Дело происходило в Москве в начале февраля 1905 года. На званом вечере во дворце князей Долгоруковых собрались сливки московской аристократии и интеллигенции. Обсуждали текущие злободневные вопросы. Только недавно случились громкие эксцессы в Петербурге (так называемое «Кровавое воскресенье»), и собравшееся у Долгоруковых общество бурлило и негодовало. Радушные хозяева, братья Павел и Петр Дмитриевичи Долгоруковы, представители высшей дворянской аристократии, родовитостью своей — Рюриковичи! — соперничавшие с самими Романовыми, были особо нетерпимы по отношению к царю и «его сатрапам». Присутствовавшие единодушно требовали конституции, ратовали за «обуздание произвола», вынашивали план политических действий «всего общества». Если бы не накал страстей, то внешне все это походило бы на традиционные собрания родовой и интеллектуальной элиты, которые давно стали обычными и в Москве, и в Петербурге.
История не сохранила для потомков, в какой момент: то ли до ужина и шампанского, то ли во время трапезы, то ли сразу же после нее — гостей начал веселить один «удачный перл». Он относился к происшествию, случившемуся накануне: в Кремле бомбой террориста убили дядю царя, бывшего московского генерал-губернатора, великого князя Сергея Александровича. Покойный слыл «реакционером» и, естественно, никакого сочувствия у «прогрессивных деятелей» не вызывал. Конечно же никому и в голову не пришло осудить злодеяние.
Внимание привлекло другое. Как передавали очевидцы, взрыв был такой силы, что «мракобеса» буквально разорвало на куски, которые потом долго собирали. Говорили, что голова великого князя оказалась на крыше здания Сената. Это обстоятельство породило острогу, которая долго забавляла: «Пришлось наконец и великому князю пораскинуть мозгами!» Князья Долгоруковы и их гости веселились от души. И кто тогда, в богатой гостиной, с бокалом французского шампанского в руке, в «эпоху безвременья», в «царстве самовластья», думал о том, что одобрением убийств политических противников они готовят и себе, и России жуткую участь? Никто не думал.

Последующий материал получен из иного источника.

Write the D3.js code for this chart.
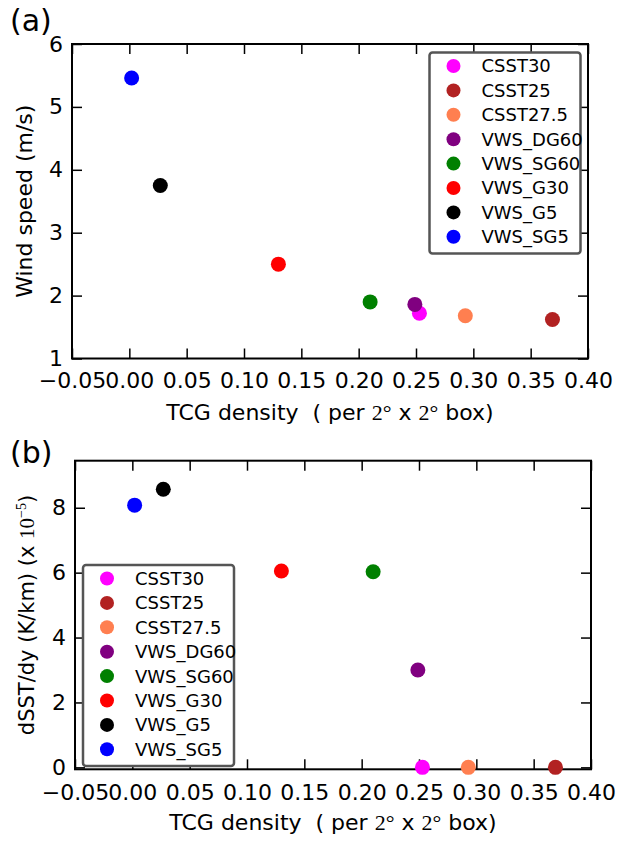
<!DOCTYPE html>
<html>
<head>
<meta charset="utf-8">
<script src="https://cdn.jsdelivr.net/npm/d3@7"></script>
<style>
  body { margin: 0; background: #fff; }
  text { font-family: "DejaVu Sans", sans-serif; fill: #000; }
  .math { font-family: "Liberation Serif", "DejaVu Serif", serif; }
</style>
</head>
<body>
<div id="chart"></div>
<script>
// experiments, in legend order
const series = ["CSST30", "CSST25", "CSST27.5", "VWS_DG60", "VWS_SG60", "VWS_G30", "VWS_G5", "VWS_SG5"];
const colors = ["#ff00ff", "#b22222", "#ff7f50", "#800080", "#008000", "#ff0000", "#000000", "#0000ff"];
const tcgDensity = [0.253, 0.369, 0.293, 0.249, 0.210, 0.130, 0.027, 0.002];
const windSpeed = [1.72, 1.62, 1.68, 1.86, 1.90, 2.50, 3.75, 5.46];
const dsstDy = [0, 0, 0, 3.0, 6.03, 6.05, 8.57, 8.08];

const xTicks = [-0.05, 0.00, 0.05, 0.10, 0.15, 0.20, 0.25, 0.30, 0.35, 0.40];
const windTicks = [1, 2, 3, 4, 5, 6];
const dsstTicks = [0, 2, 4, 6, 8];

const W = 625, H = 845;
const svg = d3.select("#chart").append("svg")
    .attr("width", W)
    .attr("height", H);
svg.append("rect").attr("width", W).attr("height", H).attr("fill", "#fff");

function panel(opts) {
    const {left, right, top, bottom, yDomain, yTicks, yValues, legendX, legendY, letter, letterY} = opts;

    const x = d3.scaleLinear().domain([-0.05, 0.40]).range([left, right]);
    const y = d3.scaleLinear().domain(yDomain).range([bottom, top]);
    const g = svg.append("g");

    const fmt = d3.format(".2f");

    g.append("g")
        .attr("transform", `translate(0, ${bottom})`)
        .call(d3.axisBottom(x).tickValues(xTicks).tickSize(-10).tickPadding(opts.xPad).tickFormat(fmt))
        .call(ax => ax.select(".domain").remove())
        .call(ax => ax.selectAll("text").attr("font-size", 22).attr("font-family", "DejaVu Sans").attr("fill", "#000"));

    g.append("g")
        .attr("transform", `translate(0, ${top})`)
        .call(d3.axisTop(x).tickValues(xTicks).tickSize(-10).tickFormat(""))
        .call(ax => ax.select(".domain").remove());

    g.append("g")
        .attr("transform", `translate(${left}, 0)`)
        .call(d3.axisLeft(y).tickValues(yTicks).tickSize(-10).tickPadding(9).tickFormat(d3.format("d")))
        .call(ax => ax.select(".domain").remove())
        .call(ax => ax.selectAll("text").attr("font-size", 22).attr("font-family", "DejaVu Sans").attr("fill", "#000"));

    g.append("g")
        .attr("transform", `translate(${right}, 0)`)
        .call(d3.axisRight(y).tickValues(yTicks).tickSize(-10).tickFormat(""))
        .call(ax => ax.select(".domain").remove());

    g.selectAll(".tick line").attr("stroke", "#000").attr("stroke-width", 1.5);

    g.append("rect")
        .attr("x", left).attr("y", top)
        .attr("width", right - left).attr("height", bottom - top)
        .attr("fill", "none").attr("stroke", "#000").attr("stroke-width", 2);

    // points
    g.append("g").selectAll("circle")
        .data(series)
        .enter().append("circle")
        .attr("cx", (d, i) => x(tcgDensity[i]))
        .attr("cy", (d, i) => y(yValues[i]))
        .attr("r", 7.5)
        .attr("fill", (d, i) => colors[i]);

    // x label
    const xl = g.append("text")
        .attr("x", (left + right) / 2)
        .attr("y", bottom + 61)
        .attr("text-anchor", "middle")
        .attr("font-size", 22);
    xl.append("tspan").text("TCG density\u00a0\u00a0( per ");
    xl.append("tspan").attr("class", "math").text("2\u00b0");
    xl.append("tspan").text(" x ");
    xl.append("tspan").attr("class", "math").text("2\u00b0");
    xl.append("tspan").text(" box)");

    // panel letter
    g.append("text")
        .attr("x", 10)
        .attr("y", letterY)
        .attr("font-size", 30)
        .text(letter);

    // legend
    const lg = g.append("g").attr("transform", `translate(${legendX}, ${legendY})`);
    lg.append("rect")
        .attr("width", 151).attr("height", 201)
        .attr("rx", 3)
        .attr("fill", "#fff")
        .attr("stroke", "#555").attr("stroke-width", 2.5);
    const row = lg.selectAll(".row")
        .data(series)
        .enter().append("g")
        .attr("class", "row")
        .attr("transform", (d, i) => `translate(0, ${13.5 + i * 24.4})`);
    row.append("circle")
        .attr("cx", 24)
        .attr("r", 7)
        .attr("fill", (d, i) => colors[i]);
    row.append("text")
        .attr("x", 52)
        .attr("dy", "0.36em")
        .attr("font-size", 18)
        .text(d => d);

    return {x, y, g};
}

const a = panel({
    left: 72, right: 588, top: 44, bottom: 358.5,
    yDomain: [1, 6], yTicks: windTicks, yValues: windSpeed,
    legendX: 429.5, legendY: 52.5, letter: "(a)", letterY: 31, xPad: 14
});
a.g.append("text")
    .attr("transform", `translate(32, ${(44 + 358.5) / 2}) rotate(-90)`)
    .attr("text-anchor", "middle")
    .attr("font-size", 22)
    .text("Wind speed (m/s)");

const b = panel({
    left: 75, right: 591, top: 460.7, bottom: 769.3,
    yDomain: [-0.06, 9.45], yTicks: dsstTicks, yValues: dsstDy,
    legendX: 83, legendY: 565, letter: "(b)", letterY: 463, xPad: 15
});
const yl = b.g.append("text")
    .attr("transform", `translate(34, ${(460.7 + 769.3) / 2}) rotate(-90)`)
    .attr("text-anchor", "middle")
    .attr("font-size", 21);
yl.append("tspan").text("dSST/dy (K/km) (x ");
yl.append("tspan").attr("class", "math").text("10");
yl.append("tspan").attr("class", "math").attr("font-size", 14).attr("dy", -8).text("\u22125");
yl.append("tspan").attr("dy", 8).text(")");
</script>
</body>
</html>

Данная история приведена здесь не для того, чтобы в очередной раз «разоблачить» и «заклеймить» пустопорожних отечественных либералов. Каждый из них получил судьбу, сотворенную собственными руками. Кто-то был уничтожен в застенках, кто-то сгинул в лагерях, а «удачливые», успевшие унести ноги от беспощадной «народной власти», влачили жалкое существование беженцев-изгоев. Не было уже «темной империи», «выродившейся династии», «реакционной политики». Вместе с «реакционным режимом» исчезли особняки, гувернантки, камердинеры, имения, вояжи в Биарриц и Баден-Баден, изысканные приемы и фамильное серебро. Вкус шампанского остался лишь сладостным воспоминанием давно ушедшей эпохи «освободительного движения».
Важно в очередной раз подчеркнуть исторически сущностный момент, помогающий понять причины «цветения распутиниады», — господствующее в обществе настроение умов. Если убийство члена династии вызывало кощунственное словоблудие, то нетрудно представить, какие «спичи» вылетали из уст «революционеров с хорошей генеалогией», не говоря уж о прочих «пламенных борцах» за счастье народное, по адресу живых «опор режима», в первую очередь самого царя.
Распутин оказался в фокусе социальной борьбы, стал инструментом политических и фракционных интриг, удобным способом общественной саморекламы, публичного самоутверждения. При этом одни преследовали разрушительные цели, другие же, главным образом представители салонной столичной публики, ни о какой революции, естественно, не мечтали, но нанесением оскорблений монарху старались удовлетворить уязвленные личные амбиции. В итоге и те (революционеры и ненавистники системы) и другие («сливки» чиновно-аристократического мира) оказались сообщниками. Случай подобной поразительной «диффузии» столь разных социальных элементов не имеет аналогов в отечественной истории.
В этой связи необходимо обозначить один основополагающий момент, без учета которого невозможно понять разрушительную суть распутинской истории. В авторитарно-теократической системе, каковой и являлось русское самодержавие до самого своего крушения, монарх был фигурой почти сакральной. Для простых подданных царские порфиры отражали свет небес, он был «помазанником Божьим». Поэтому умаление престижа власти неизбежно ослабляло власть, а в конечном итоге и всю государственность.
Когда в нелегальных газетах, в подметных воззваниях и листовках царя называли «глупым» или «кровавым», то эти обвинения мало кто слышал, да на них почти никто и внимания не обращал. Когда же нелицеприятные, а затем и просто оскорбительные отзывы и характеристики зазвучали из уст депутатов парламента и высокопоставленных лиц, включая некоторых царских родственников, то они получили совершенно другой резонанс.